*SUPPLIED DATA*:
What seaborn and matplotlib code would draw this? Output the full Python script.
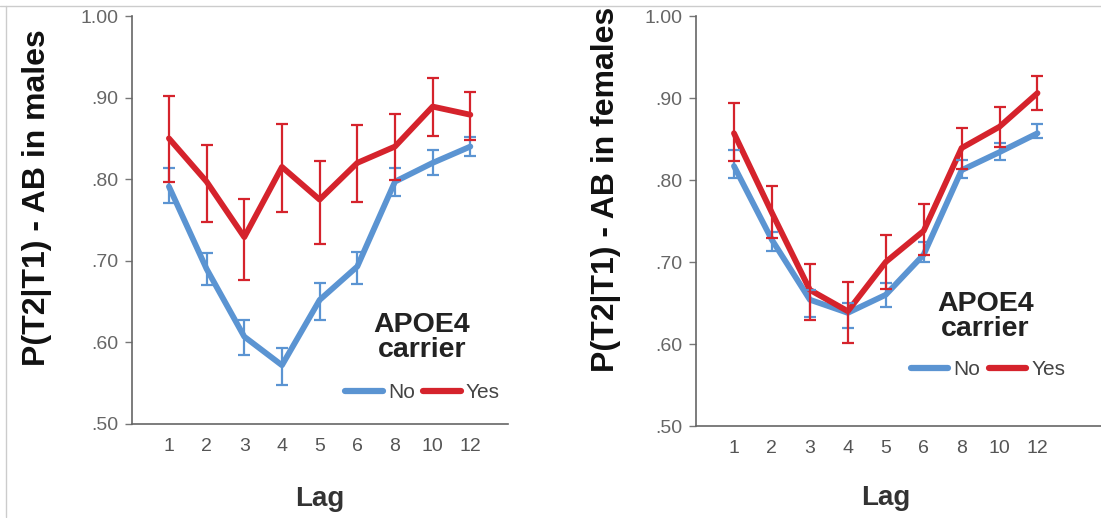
import numpy as np
import pandas as pd
import matplotlib
matplotlib.use("Agg")
import matplotlib.pyplot as plt
from matplotlib.lines import Line2D
import seaborn as sns

# data
lags = ["1", "2", "3", "4", "5", "6", "8", "10", "12"]

male_no = [0.791, 0.690, 0.607, 0.572, 0.652, 0.693, 0.797, 0.820, 0.840]
male_no_lo = [0.771, 0.670, 0.585, 0.548, 0.628, 0.672, 0.780, 0.805, 0.828]
male_no_hi = [0.814, 0.710, 0.628, 0.593, 0.673, 0.711, 0.814, 0.836, 0.852]
male_yes = [0.850, 0.797, 0.729, 0.815, 0.775, 0.820, 0.840, 0.889, 0.879]
male_yes_lo = [0.797, 0.748, 0.677, 0.760, 0.720, 0.772, 0.799, 0.853, 0.848]
male_yes_hi = [0.902, 0.842, 0.776, 0.868, 0.822, 0.867, 0.880, 0.924, 0.907]

female_no = [0.817, 0.727, 0.654, 0.638, 0.660, 0.709, 0.812, 0.834, 0.857]
female_no_lo = [0.803, 0.713, 0.633, 0.620, 0.645, 0.700, 0.802, 0.824, 0.851]
female_no_hi = [0.837, 0.737, 0.666, 0.650, 0.674, 0.724, 0.824, 0.845, 0.868]
female_yes = [0.857, 0.760, 0.666, 0.640, 0.700, 0.738, 0.839, 0.865, 0.906]
female_yes_lo = [0.823, 0.729, 0.629, 0.601, 0.667, 0.709, 0.813, 0.840, 0.885]
female_yes_hi = [0.894, 0.793, 0.698, 0.676, 0.733, 0.771, 0.863, 0.889, 0.927]

y_ticks = [0.5, 0.6, 0.7, 0.8, 0.9, 1.0]
y_ticklabels = [".50", ".60", ".70", ".80", ".90", "1.00"]

colors = {"No": "#5b94d2", "Yes": "#d5232c"}

sns.set_style("white")
plt.rcParams["font.family"] = ["Liberation Sans", "DejaVu Sans"]

fig = plt.figure(figsize=(11.01, 5.18), dpi=100)
ax1 = fig.add_axes([0.1199, 0.1815, 0.3415, 0.7876])
ax2 = fig.add_axes([0.6322, 0.1776, 0.368, 0.7915])


def build(no, no_lo, no_hi, yes, yes_lo, yes_hi):
    pos = np.arange(len(lags))
    df = pd.DataFrame({
        "pos": np.concatenate([pos, pos]),
        "P": no + yes,
        "lo": no_lo + yes_lo,
        "hi": no_hi + yes_hi,
        "carrier": ["No"] * len(lags) + ["Yes"] * len(lags),
    })
    return df


def draw(ax, df, ylabel, xlim, ylab_pos, xlab_pos, title_pos, leg_pos):
    for c in ["No", "Yes"]:
        d = df[df["carrier"] == c]
        sns.lineplot(data=d, x="pos", y="P", color=colors[c], lw=4.2,
                     ax=ax, legend=False, sort=False, zorder=3)
        ax.errorbar(d["pos"], d["P"],
                    yerr=[d["P"] - d["lo"], d["hi"] - d["P"]],
                    fmt="none", ecolor=colors[c], elinewidth=1.6,
                    capsize=4.5, capthick=1.6, zorder=4)
    ax.set_xlim(*xlim)
    ax.set_ylim(0.5, 1.0)
    ax.set_xticks(np.arange(len(lags)))
    ax.set_xticklabels(lags)
    ax.set_yticks(y_ticks)
    ax.set_yticklabels(y_ticklabels)
    ax.tick_params(axis="x", length=0, pad=10, labelsize=14, labelcolor="#555555")
    ax.tick_params(axis="y", length=5, width=1, color="#777777", pad=5,
                   labelsize=14, labelcolor="#666666", left=True)
    for s in ["top", "right"]:
        ax.spines[s].set_visible(False)
    for s in ["left", "bottom"]:
        ax.spines[s].set_color("#666666")
        ax.spines[s].set_linewidth(1.2)
    ax.set_ylabel(ylabel, fontsize=23, fontweight="bold", color="#111111")
    ax.yaxis.set_label_coords(*ylab_pos)
    ax.set_xlabel("Lag", fontsize=20, fontweight="bold", color="#333333")
    ax.xaxis.set_label_coords(*xlab_pos)

    ax.text(title_pos[0], title_pos[1], "APOE4\ncarrier", transform=ax.transAxes,
            ha="center", va="center", multialignment="center", fontsize=20.5,
            fontweight="bold", color="#222222", linespacing=0.95)
    handles = [Line2D([], [], color=colors[c], lw=4.5) for c in ["No", "Yes"]]
    leg = ax.legend(handles, ["No", "Yes"], ncol=2, frameon=False,
                    loc="center", bbox_to_anchor=leg_pos, fontsize=15,
                    handlelength=1.8, handletextpad=0.25, columnspacing=0.4,
                    borderpad=0.0)
    for t in leg.get_texts():
        t.set_color("#444444")


draw(ax1, build(male_no, male_no_lo, male_no_hi, male_yes, male_yes_lo, male_yes_hi),
     "P(T2|T1) - AB in males", (-0.98, 9.0), (-0.213, 0.554), (0.5, -0.152),
     (0.771, 0.213), (0.773, 0.076))
draw(ax2, build(female_no, female_no_lo, female_no_hi, female_yes, female_yes_lo, female_yes_hi),
     "P(T2|T1) - AB in females", (-1.0, 9.68), (-0.185, 0.576), (0.467, -0.144),
     (0.714, 0.268), (0.721, 0.137))

# thin frame lines from the original screenshot
fig.add_artist(Line2D([0, 1], [1 - 6 / 518, 1 - 6 / 518], color="#cccccc", lw=1))
fig.add_artist(Line2D([6 / 1101, 6 / 1101], [1 / 518, 1 - 6 / 518], color="#cccccc", lw=1))

fig.savefig("out.png", dpi=100)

*TASK TO CARRY OUT*: Return only the lines running from the top of the data to the line that holds "0.880, 0.924, 0.907]". Include both of those lines, but skip the pictures.

*OUTPUT*:
What seaborn and matplotlib code would draw this? Output the full Python script.
import numpy as np
import pandas as pd
import matplotlib
matplotlib.use("Agg")
import matplotlib.pyplot as plt
from matplotlib.lines import Line2D
import seaborn as sns

# data
lags = ["1", "2", "3", "4", "5", "6", "8", "10", "12"]

male_no = [0.791, 0.690, 0.607, 0.572, 0.652, 0.693, 0.797, 0.820, 0.840]
male_no_lo = [0.771, 0.670, 0.585, 0.548, 0.628, 0.672, 0.780, 0.805, 0.828]
male_no_hi = [0.814, 0.710, 0.628, 0.593, 0.673, 0.711, 0.814, 0.836, 0.852]
male_yes = [0.850, 0.797, 0.729, 0.815, 0.775, 0.820, 0.840, 0.889, 0.879]
male_yes_lo = [0.797, 0.748, 0.677, 0.760, 0.720, 0.772, 0.799, 0.853, 0.848]
male_yes_hi = [0.902, 0.842, 0.776, 0.868, 0.822, 0.867, 0.880, 0.924, 0.907]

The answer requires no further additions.